Superstition — 9 Comments

  1. I read a Thanksgiving cookery story once, about interesting turkey practices. The author had a college roommate who insisted on cutting off the tail of the turkey before roasting it. It was just What You Did. The author, a cook, was mystified. Finally when she went home with the roommate to the family holiday feast she asked the grandmother about the tradition. The old lady said, “Oh, when I was first married, the only roasting pan I had was too small for the bird.
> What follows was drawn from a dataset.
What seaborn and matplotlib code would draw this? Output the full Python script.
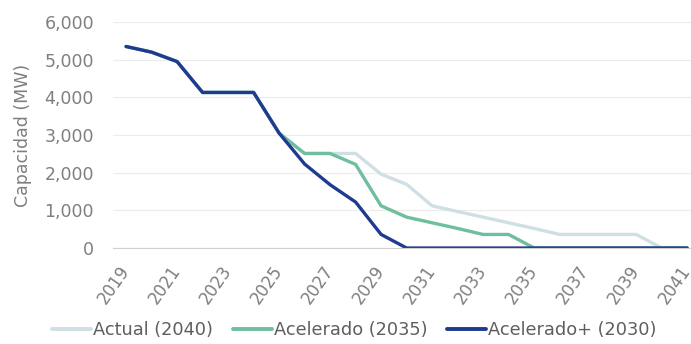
import matplotlib
matplotlib.use("Agg")
import matplotlib.pyplot as plt
import seaborn as sns
import pandas as pd
from matplotlib.ticker import FuncFormatter

years = list(range(2019, 2042))

actual_2040 = [5350, 5200, 4950, 4130, 4130, 4130, 3050, 2510, 2510, 2510,
               1960, 1690, 1120, 970, 820, 670, 520, 360, 360, 360, 360, 0, 0]
acelerado_2035 = [5350, 5200, 4950, 4130, 4130, 4130, 3050, 2510, 2510, 2220,
                  1120, 820, 670, 520, 360, 360, 0, 0, 0, 0, 0, 0, 0]
acelerado_plus_2030 = [5350, 5200, 4950, 4130, 4130, 4130, 3050, 2230, 1680, 1220,
                       360, 0, 0, 0, 0, 0, 0, 0, 0, 0, 0, 0, 0]

series_names = ["Actual (2040)", "Acelerado (2035)", "Acelerado+ (2030)"]
series_colors = ["#d0dfe4", "#6dbf9d", "#1f3b8f"]

df = pd.DataFrame({
    "Año": years * 3,
    "Capacidad": actual_2040 + acelerado_2035 + acelerado_plus_2030,
    "Escenario": [series_names[0]] * len(years)
                 + [series_names[1]] * len(years)
                 + [series_names[2]] * len(years),
})

sns.set_theme(style="white")
plt.rcParams["font.family"] = ["DejaVu Sans"]

fig = plt.figure(figsize=(6.91, 3.44), dpi=100)
ax = fig.add_axes([0.164, 0.279, 0.836, 0.657])

sns.lineplot(data=df, x="Año", y="Capacidad", hue="Escenario",
             hue_order=series_names, palette=series_colors,
             linewidth=2.4, ax=ax, legend=True)

ax.set_xlim(2018.5, 2041.15)
ax.set_ylim(0, 6000)
ax.set_yticks(range(0, 6001, 1000))
ax.yaxis.set_major_formatter(FuncFormatter(lambda v, p: f"{int(v):,}"))
ax.set_xticks(range(2019, 2042, 2))
ax.set_xticklabels([str(y) for y in range(2019, 2042, 2)], rotation=55,
                   ha="right", va="center", rotation_mode="anchor")

ax.grid(axis="y", color="#ececec", linewidth=0.8)
ax.grid(axis="x", visible=False)
for side in ["top", "right", "left"]:
    ax.spines[side].set_visible(False)
ax.spines["bottom"].set_color("#d0d0d0")
ax.spines["bottom"].set_linewidth(0.8)

ax.tick_params(axis="both", length=0, colors="#7f7f7f")
ax.tick_params(axis="y", pad=14, labelsize=12.5)
ax.tick_params(axis="x", pad=14, labelsize=12)
ax.set_xlabel("")
ax.set_ylabel("Capacidad (MW)", color="#7f7f7f", fontsize=12.5, labelpad=9)

leg = ax.legend(loc="center", bbox_to_anchor=(0.417, -0.363), ncol=3,
                frameon=False, fontsize=12.8, handlelength=2.2,
                handletextpad=0.12, columnspacing=1.1)
for txt in leg.get_texts():
    txt.set_color("#5f5f5f")
for line in leg.get_lines():
    line.set_linewidth(2.8)

fig.savefig("out.png", dpi=100)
So I cut off the tail.” In other words, a practical move evolved into a superstition once the reason for it was lost.

  2. I had a distant relative who believed because she dropped a strawberry on her arm and it splattered before she could clean it up while she was pregnant was why her daughter had a birth mark on her arm.

    On the other hand, when I invented turning in a circle to seal a promise in Guardian of the Balance, one of my beta readers (no longer) threw the book down and screamed: “She’s too intelligent for that nonsense.”

    For my character the superstition was fact, a way of life, an appeasement to the gods she firmly believed in and very important. To that reader it was superstitious nonsense.

    I trusted my character more than that beta reader.

    • . . . right, because a handshake is a much more intelligent way to seal a promise. ???

      a) If it’s fantasy, then turning in a circle might very well bind you to your words in a metaphysically meaningful fashion. So might shaking hands or standing on your head.

      b) The important part of something like that is, you are doing something to signal to the world at large that you just made a promise. In which case the intelligent thing to do is whatever that culture recognizes as a signal of intent.

  3. Fun fact: When Norwegians cross their fingers like you described it, we also hide that hand (behind the back, under the table, in our pocket, etc.). And we call it a lying cross, because it’s used for safely lying about something. Say, promising you won’t tell a secret, but with a hidden lying cross, so that you can safely tell it after all. I’m not sure if kids today use it much, but it was a real part of my childhood in the eighties and nineties. My friends and I mostly joked about it, immediately showing that we “lied”, but I was on the receiving end of some nasty stuff because of this thing.

    I find it very interesting that rather similar cultures can invest very different meanings to the same gesture. And weird too – we pick up a lot of expressions from English, so that might be why people say “I’m crossing my fingers for you”, but it might also be older and we used to have that meaning too. I’m not a folklorist though, so I can’t tell you for sure.

    • Yes, that too — I didn’t include it because doing so ended up leading too far away from the main thread of the post. But crossed fingers are used for lying and making false promises here as well (mostly by children). Which is odd when you consider that we’re using the same gesture for good luck . . .

  4. One of my complaints about fantasy from both the writerly and the readerly perspective is that characters are not wrong often enough. If a character tells you that such-and-such will please or propitiate the gods, the odds are pretty good that it *will* propitiate the gods. Conversely, the odds are pretty good that if you have a *character* saying that it will, the reader will take that as *absolute truth* and be seriously peeved if it later turns out that the gods don’t give a rap. Whereas if a character says, “Bob is a great guy!”, they’re allowed to be wrong about *that* if the writer shows it reasonably well.

    • OTOH, for the characters to be wrong — it’s hard to have a plot where that’s not just clutter.

      You can table the question of truth, but that leaves the readers free to assume it.

      • Why is it hard to have a plot where that’s not just clutter? It seems trivially easy to me.